Espace Pierre Cardin 1, Avenue Gabriel – 75008 Paris

Théâtre de la Ville, aux Abbesses – 31, rue des Abbesses – 75018 Paris.

Tél : 01 42 74 22 77. Site : www.theatredelaville-paris.com 

TARIF UNIQUE : 10 € / Gratuit pour les moins de 14 ans & le personnel soignant

1er – 4 juillet aux Abbesses - Les Séparables de Fabrice Melquiot, mise en scène Emmanuel Demarcy-Mota (à partir de 7 ans). Roméo et Juliette des temps modernes, Romain et Sabah s’aiment et voudraient rester ensemble pour toujours, malgré les différences qui opposent leurs familles.

7-11 juillet à l’Espace Cardin -  Alice traverse le miroir de Fabrice Melquiot d'après Lewis Carroll, mise en scène Emmanuel Demarcy-Mota (à partir de 8 ans).
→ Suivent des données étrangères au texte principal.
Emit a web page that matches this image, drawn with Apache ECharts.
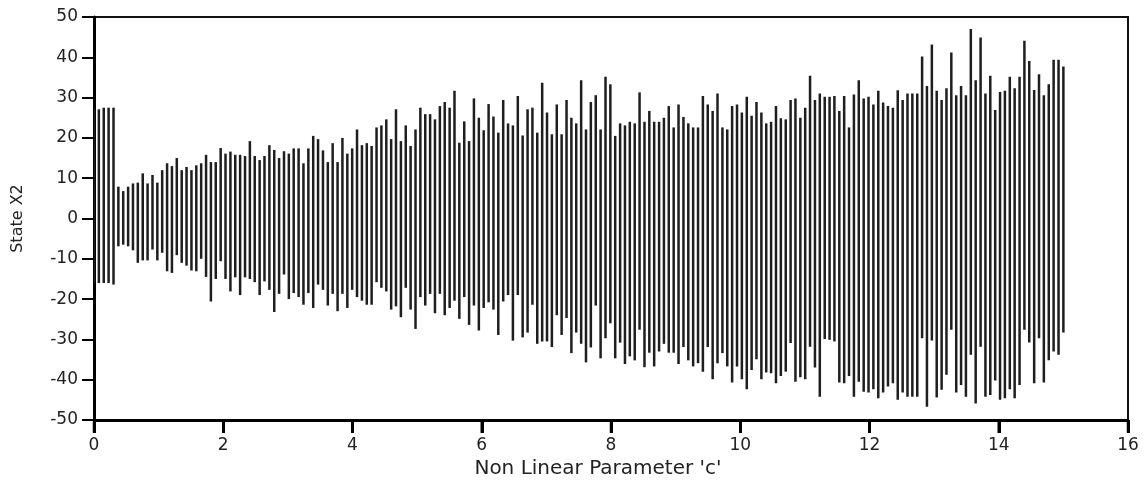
<!DOCTYPE html>
<html>
<head>
<meta charset="utf-8">
<script src="https://cdn.jsdelivr.net/npm/echarts@6.0.0/dist/echarts.min.js"></script>
<style>
html,body{margin:0;padding:0;background:#fff;}
#chart{width:1144px;height:487px;}
</style>
</head>
<body>
<div id="chart"></div>
<script>
// Parameter values 'c' (200 samples from 0 to 15)
const cValues = [
0,0.075,0.151,0.226,0.302,0.377,0.452,0.528,0.603,0.678,
0.754,0.829,0.905,0.980,1.055,1.131,1.206,1.281,1.357,1.432,
1.508,1.583,1.658,1.734,1.809,1.884,1.960,2.035,2.111,2.186,
2.261,2.337,2.412,2.487,2.563,2.638,2.714,2.789,2.864,2.940,
3.015,3.090,3.166,3.241,3.317,3.392,3.467,3.543,3.618,3.693,
3.769,3.844,3.920,3.995,4.070,4.146,4.221,4.296,4.372,4.447,
4.523,4.598,4.673,4.749,4.824,4.899,4.975,5.050,5.126,5.201,
5.276,5.352,5.427,5.503,5.578,5.653,5.729,5.804,5.879,5.955,
6.030,6.106,6.181,6.256,6.332,6.407,6.482,6.558,6.633,6.709,
6.784,6.859,6.935,7.010,7.085,7.161,7.236,7.312,7.387,7.462,
7.538,7.613,7.688,7.764,7.839,7.915,7.990,8.065,8.141,8.216,
8.291,8.367,8.442,8.518,8.593,8.668,8.744,8.819,8.894,8.970,
9.045,9.121,9.196,9.271,9.347,9.422,9.497,9.573,9.648,9.724,
9.799,9.874,9.950,10.025,10.101,10.176,10.251,10.327,10.402,10.477,
10.553,10.628,10.704,10.779,10.854,10.930,11.005,11.080,11.156,11.231,
11.307,11.382,11.457,11.533,11.608,11.683,11.759,11.834,11.910,11.985,
12.060,12.136,12.211,12.286,12.362,12.437,12.513,12.588,12.663,12.739,
12.814,12.889,12.965,13.040,13.116,13.191,13.266,13.342,13.417,13.492,
13.568,13.643,13.719,13.794,13.869,13.945,14.020,14.095,14.171,14.246,
14.322,14.397,14.472,14.548,14.623,14.698,14.774,14.849,14.925,15
];

// Maximum of State X2 at each c
const x2Max = [
27.1,27.1,27.5,27.5,27.5, 7.9,6.8,7.9,8.7,8.9,
11.2,8.7,10.8,8.9,12, 13.7,13,15,12,12.8,
12,13.2,13.7,15.8,14, 14,17.5,16.1,16.6,15.8,
15.8,15.5,19.2,15.5,14.5, 15.5,18.2,17,15,16.7,
16.1,17.4,17.4,13.7,17.4, 20.5,19.7,16.9,14,18.7,
14,20,16.1,17.4,22.1, 18.2,18.7,18,22.6,23.1,
24.6,19.7,27.1,19.2,23.1, 18,22.1,27.5,25.9,25.9,
24.6,27.9,28.9,27.5,31.7, 18.8,24.1,19.2,29.8,25,
21.9,28.4,25.3,21.3,29.4, 23.6,23.1,30.4,20.6,27.1,
27.5,21.3,33.7,26.3,20.9, 28.3,20.9,29.4,25,23.6,
34.3,22.1,28.9,30.6,22.1, 35.2,33.3,20.5,23.6,23.1,
24,23.6,31.3,24,26.7, 24,24,25,27.9,22.6,
28.3,25.2,23.6,22.6,22.6, 30.4,28.3,26.7,31,22.6,
22.1,27.9,28.3,26.3,30.2, 25.5,28.9,26.3,23.6,24,
27.9,24.9,24.6,29.4,29.8, 25,27.5,35.4,29.4,31,
30.2,30.2,30.4,26.7,30.4, 22.6,30.8,34.3,29.8,30.2,
28.3,31.7,28.8,27.9,27.5, 31.8,29.4,31,31,31,
40.2,32.9,43.2,31.7,29.4, 32.3,41.2,30.6,32.9,30.6,
47,34.3,44.9,31,35.4, 26.9,31.4,31.7,35.2,32.3,
35.2,44.1,39.1,31.9,35.8, 30.6,33.3,39.4,39.4,37.7
];

// Minimum of State X2 at each c
const x2Min = [
-16,-16,-16,-16,-16.4, -6.9,-6.5,-6.9,-7.9,-11,
-10.4,-10.4,-7.7,-10.4,-8.5, -13.1,-13.5,-9.1,-11,-11.7,
-12.9,-13.1,-10,-14.5,-20.6, -15,-10.6,-15,-18.1,-14.6,
-19,-14.6,-15,-15.8,-19, -15.6,-17.7,-23.2,-18.7,-13.9,
-20,-18.5,-19.5,-21.4,-18.5, -22.2,-16.4,-17.7,-21.6,-18.7,
-23,-18.7,-22.2,-17.7,-19.5, -20.4,-21.4,-21.4,-15.8,-17.2,
-18.1,-22.6,-21.8,-24.5,-17.2, -22.6,-27.4,-19.5,-21.6,-18.7,
-23.5,-18.7,-24,-22.2,-20.4, -24.9,-19.5,-26.4,-21.6,-27.8,
-22.2,-20.8,-22.6,-28.9,-20.6, -19,-30.3,-19,-29.5,-28.3,
-21.4,-31.1,-30.5,-30.5,-31.9, -24,-28.9,-24.7,-33.4,-28.3,
-31.1,-35.7,-32,-21.6,-34.7, -29.7,-26,-34.7,-30.8,-36.1,
-34.2,-35.2,-27.6,-36.9,-33.3, -36.7,-33,-31.1,-33.3,-33.3,
-36.1,-31.9,-35.2,-36.7,-35.9, -38,-31.9,-39.9,-35.9,-33.4,
-36.7,-40.7,-36.7,-39.9,-42.4, -37.6,-34.9,-39.9,-38.2,-38.4,
-40.9,-39.1,-38,-30.9,-40.5, -39.4,-39.9,-31.8,-37,-44.2,
-29.9,-30.1,-30.5,-40.7,-40.9, -39.1,-44.2,-40.5,-43,-43.2,
-42.4,-44.6,-43.2,-41.7,-40.9, -45,-43.2,-44.2,-44.2,-44.2,
-29.7,-46.7,-30.3,-44.4,-42.5, -38.8,-27.6,-43.2,-41.3,-44.2,
-33.8,-45.9,-31.8,-44.2,-43.8, -40.2,-45,-44.6,-42.4,-44.6,
-41.3,-27.6,-30.8,-40.9,-29.7, -40.7,-35.2,-33,-33.8,-28.3
];

const xTicks = [0,2,4,6,8,10,12,14,16];
const yTicks = [-50,-40,-30,-20,-10,0,10,20,30,40,50];

const data = cValues.map((c, i) => [c, x2Min[i], x2Max[i]]);

const FONT = 'DejaVu Sans';
const chart = echarts.init(document.getElementById('chart'), null, {renderer: 'canvas'});
chart.setOption({
  animation: false,
  backgroundColor: '#ffffff',
  grid: {
    left: 94, right: 16, top: 17, bottom: 67,
    show: true, borderColor: '#111', borderWidth: 2
  },
  xAxis: {
    type: 'value', min: xTicks[0], max: xTicks[xTicks.length - 1], interval: 2,
    name: "Non Linear Parameter 'c'", nameLocation: 'middle', nameGap: 36,
    nameTextStyle: {fontFamily: FONT, fontSize: 20, color: '#222', padding: [0, 26, 0, 0]},
    axisLine: {onZero: false, lineStyle: {color: '#000', width: 3}},
    axisTick: {show: true, inside: false, length: 13, lineStyle: {color: '#000', width: 3}},
    axisLabel: {fontFamily: FONT, fontSize: 17, color: '#222', margin: 17},
    splitLine: {show: false}
  },
  yAxis: {
    type: 'value', min: yTicks[0], max: yTicks[yTicks.length - 1], interval: 10,
    name: 'State X2', nameLocation: 'middle', nameGap: 68,
    nameTextStyle: {fontFamily: FONT, fontSize: 16, color: '#222'},
    axisLine: {onZero: false, lineStyle: {color: '#000', width: 3}},
    axisTick: {show: true, inside: false, length: 12, lineStyle: {color: '#000', width: 2}},
    axisLabel: {fontFamily: FONT, fontSize: 17, color: '#222', margin: 16},
    splitLine: {show: false}
  },
  series: [{
    type: 'custom',
    data: data,
    encode: {x: 0, y: [1, 2]},
    clip: true,
    renderItem: function (params, api) {
      const c = api.value(0);
      const lo = api.coord([c, api.value(1)]);
      const hi = api.coord([c, api.value(2)]);
      return {
        type: 'line',
        shape: {x1: lo[0], y1: lo[1], x2: hi[0], y2: hi[1]},
        style: {stroke: '#1e1e1e', lineWidth: 2.5}
      };
    }
  }]
});

// x-axis tick marks positioned through the chart's own x scale
const tickGraphics = xTicks.map(function (t) {
  const p = chart.convertToPixel({gridIndex: 0}, [t, yTicks[0]]);
  return {
    type: 'line', z: 100, silent: true,
    shape: {x1: p[0], y1: p[1] + 2, x2: p[0], y2: p[1] + 13},
    style: {stroke: '#000', lineWidth: 2.5}
  };
});
chart.setOption({graphic: tickGraphics});
</script>
</body>
</html>
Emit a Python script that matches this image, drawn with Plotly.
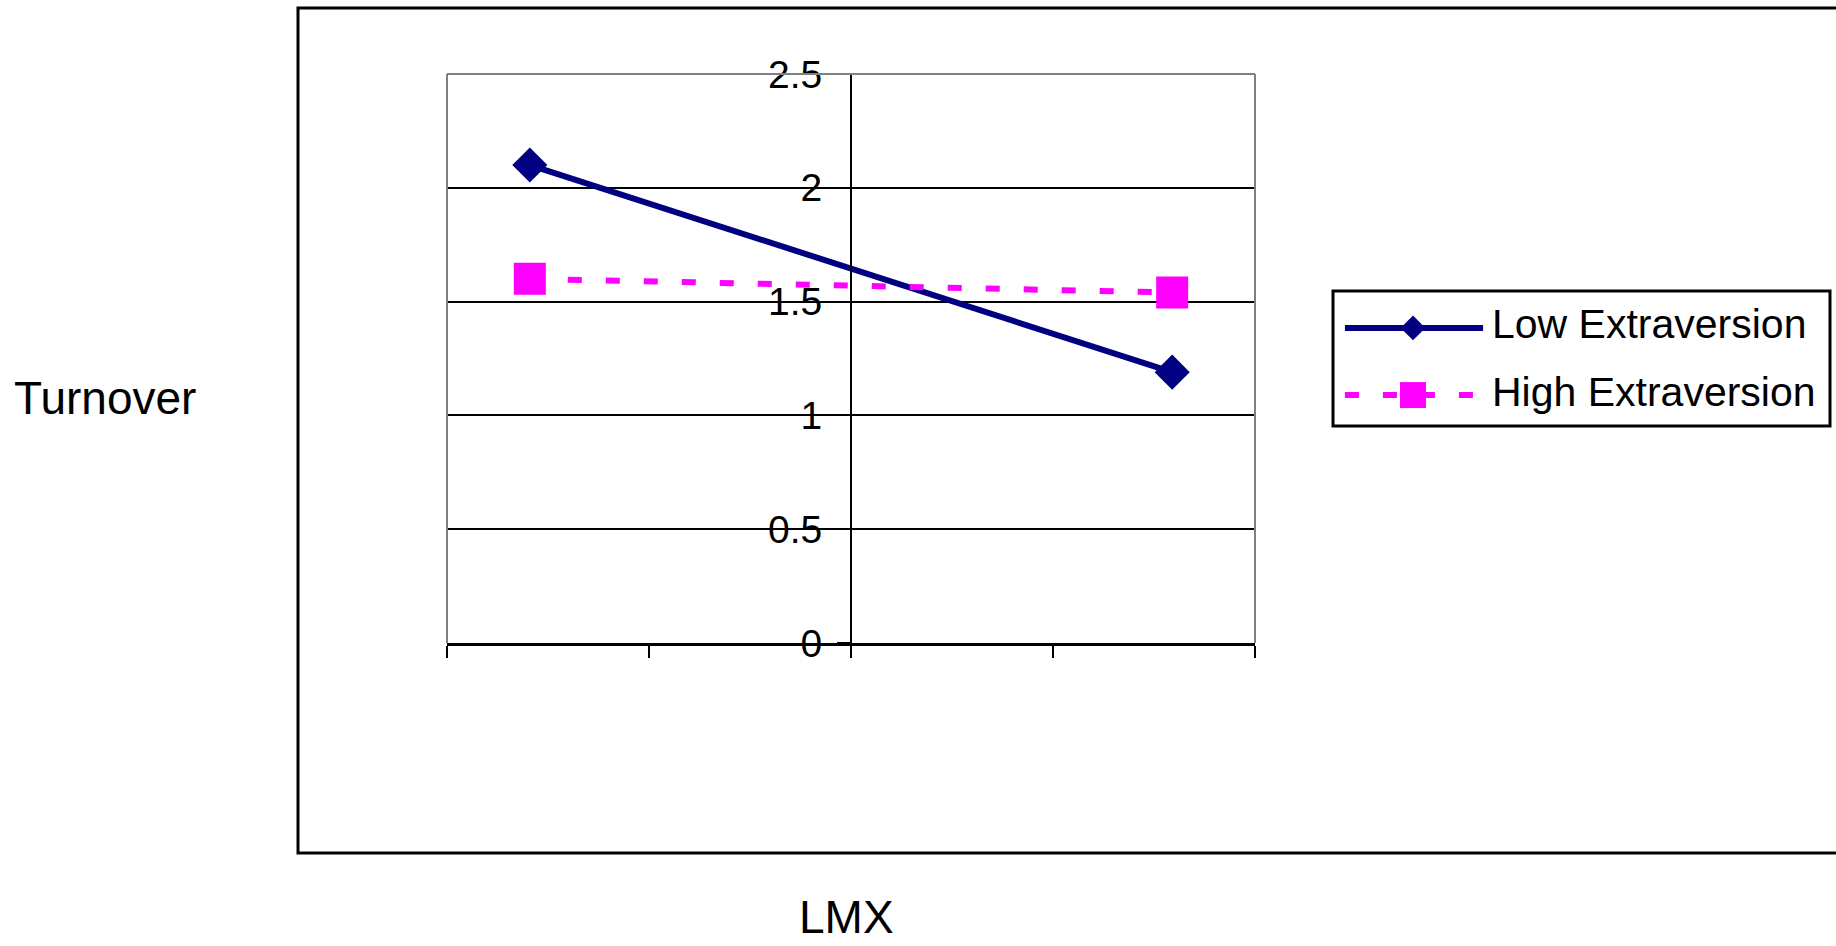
import plotly.graph_objects as go

# ---------------- data ----------------
lmx_levels = [-1.59, 1.59]
low_extraversion = [2.10, 1.19]
high_extraversion = [1.60, 1.54]
series_names = ["Low Extraversion", "High Extraversion"]
y_tick_values = [0, 0.5, 1, 1.5, 2, 2.5]
y_tick_labels = ["0", "0.5", "1", "1.5", "2", "2.5"]
x_tick_values = [-2, -1, 0, 1, 2]
y_title = "Turnover"
x_title = "LMX"

# ---------------- styles ----------------
W, H = 1836, 946
FONT = "Liberation Sans, Arial, sans-serif"
NAVY = "#000080"
PINK = "#FF00FF"
GRAY = "#808080"
DASH = "14px,24px"
LW = 6

def px_x(p):
    return p / W

def px_y(p):
    return 1 - p / H

plot_x = [px_x(447), px_x(1255)]
plot_y = [px_y(643), px_y(74)]
leg_x = [px_x(1333), px_x(1830)]
leg_y = [px_y(426), px_y(291)]

fig = go.Figure()

fig.add_trace(go.Scatter(
    x=lmx_levels, y=low_extraversion, name=series_names[0], mode="lines+markers",
    line=dict(color=NAVY, width=LW),
    marker=dict(symbol="diamond", size=27, color=NAVY),
    showlegend=False, cliponaxis=False))
fig.add_trace(go.Scatter(
    x=lmx_levels, y=high_extraversion, name=series_names[1], mode="lines+markers",
    line=dict(color=PINK, width=LW, dash=DASH),
    marker=dict(symbol="square", size=32, color=PINK),
    showlegend=False, cliponaxis=False))

# ---- custom legend drawn on its own hidden axes ----
row_y = [0.7265, 0.229]
text_y = [0.755, 0.25]
sample_x = [0.024, 0.302]
sample_mid = 0.161
fig.add_trace(go.Scatter(x=sample_x, y=[row_y[0]] * 2, mode="lines",
                         line=dict(color=NAVY, width=LW), xaxis="x2", yaxis="y2",
                         showlegend=False, hoverinfo="skip"))
fig.add_trace(go.Scatter(x=[sample_mid], y=[row_y[0]], mode="markers",
                         marker=dict(symbol="diamond", size=19, color=NAVY),
                         xaxis="x2", yaxis="y2", showlegend=False, hoverinfo="skip"))
fig.add_trace(go.Scatter(x=sample_x, y=[row_y[1]] * 2, mode="lines",
                         line=dict(color=PINK, width=LW, dash=DASH), xaxis="x2", yaxis="y2",
                         showlegend=False, hoverinfo="skip"))
fig.add_trace(go.Scatter(x=[sample_mid], y=[row_y[1]], mode="markers",
                         marker=dict(symbol="square", size=26, color=PINK),
                         xaxis="x2", yaxis="y2", showlegend=False, hoverinfo="skip"))

annotations = []
for name, ty in zip(series_names, text_y):
    annotations.append(dict(x=0.315, y=ty, xref="x2", yref="y2", text=name,
                            showarrow=False, xanchor="left", yanchor="middle",
                            font=dict(family=FONT, size=41, color="black")))
annotations.append(dict(x=px_x(12), y=px_y(397.5), xref="paper", yref="paper",
                        text=y_title, showarrow=False, xanchor="left", yanchor="middle",
                        font=dict(family=FONT, size=46, color="black")))
annotations.append(dict(x=px_x(846), y=px_y(917), xref="paper", yref="paper",
                        text=x_title, showarrow=False, xanchor="center", yanchor="middle",
                        font=dict(family=FONT, size=46, color="black")))

shapes = [
    # outer chart border
    dict(type="rect", xref="paper", yref="paper", x0=px_x(298), x1=1.05,
         y0=px_y(853), y1=px_y(8), line=dict(color="black", width=3), layer="below"),
    # plot area border (gray) left, top, right
    dict(type="line", xref="x domain", yref="y domain", x0=0, x1=0, y0=0, y1=1,
         line=dict(color=GRAY, width=2), layer="above"),
    dict(type="line", xref="x domain", yref="y domain", x0=0, x1=1, y0=1, y1=1,
         line=dict(color=GRAY, width=2), layer="above"),
    dict(type="line", xref="x domain", yref="y domain", x0=1, x1=1, y0=0, y1=1,
         line=dict(color=GRAY, width=2), layer="above"),
    # legend box
    dict(type="rect", xref="paper", yref="paper", x0=leg_x[0], x1=leg_x[1],
         y0=leg_y[0], y1=leg_y[1], line=dict(color="black", width=3), layer="below"),
]

fig.update_layout(
    template="none",
    width=W, height=H,
    autosize=False,
    margin=dict(l=0, r=0, t=0, b=0, pad=0, autoexpand=False),
    paper_bgcolor="white", plot_bgcolor="white",
    showlegend=False,
    font=dict(family=FONT, color="black"),
    xaxis=dict(domain=plot_x, range=[-2, 2], anchor="y", automargin=False,
               tickvals=x_tick_values, showticklabels=False,
               ticks="outside", ticklen=12, tickwidth=2, tickcolor="black",
               showline=True, linecolor="black", linewidth=3,
               showgrid=False, zeroline=False, fixedrange=True),
    yaxis=dict(domain=plot_y, range=[0, 2.5], anchor="free", automargin=False,
               position=(plot_x[0] + plot_x[1]) / 2,
               tickvals=y_tick_values, ticktext=y_tick_labels,
               ticks="outside", ticklen=13, tickwidth=2, tickcolor="black",
               ticklabelstandoff=7,
               tickfont=dict(family=FONT, size=39, color="black"),
               showline=True, linecolor="black", linewidth=2,
               showgrid=True, gridcolor="black", gridwidth=2,
               zeroline=False, fixedrange=True),
    xaxis2=dict(domain=leg_x, range=[0, 1], anchor="y2", visible=False,
                automargin=False, fixedrange=True),
    yaxis2=dict(domain=leg_y, range=[0, 1], anchor="x2", visible=False,
                automargin=False, fixedrange=True),
    annotations=annotations,
    shapes=shapes,
)

fig.write_html("out.html")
Dans la suite des aventures d'Alice, l’autre côté du miroir est un peu plus inquiétant que le pays des merveilles, mais on y déploie un imaginaire sans limite.

8-11 juillet aux Abbesses - Venavi ou pourquoi ma sœur ne va pas bien de Catherine Verlaguet d'après Rodrigure Norman (à partir de 7 ans). L’histoire d’une petite fille qui attend que son frère jumeau rentre à la maison pour pouvoir grandir avec lui et des mensonges que l'on dit pour protéger nos enfants.

16-18 juillet aux Abbesses - Udo complètement à l'est de et par La Cordonnerie (à partir de 8 ans). Une lecture décalée de l'histoire de Blanche-Neige. Un voyage fantasque, complètement à l’Est, jusqu’au fin fond de l’URSS.

22-29 juillet aux Abbesses - J'ai trop d'amis de David Lescot – Création initiée par le Théâtre de la Ville. L’entrée en 6e, les peurs, les agacements, les amis, les faux amis… et la grande question d’être ou ne pas être populaire (à partir de 10 ans).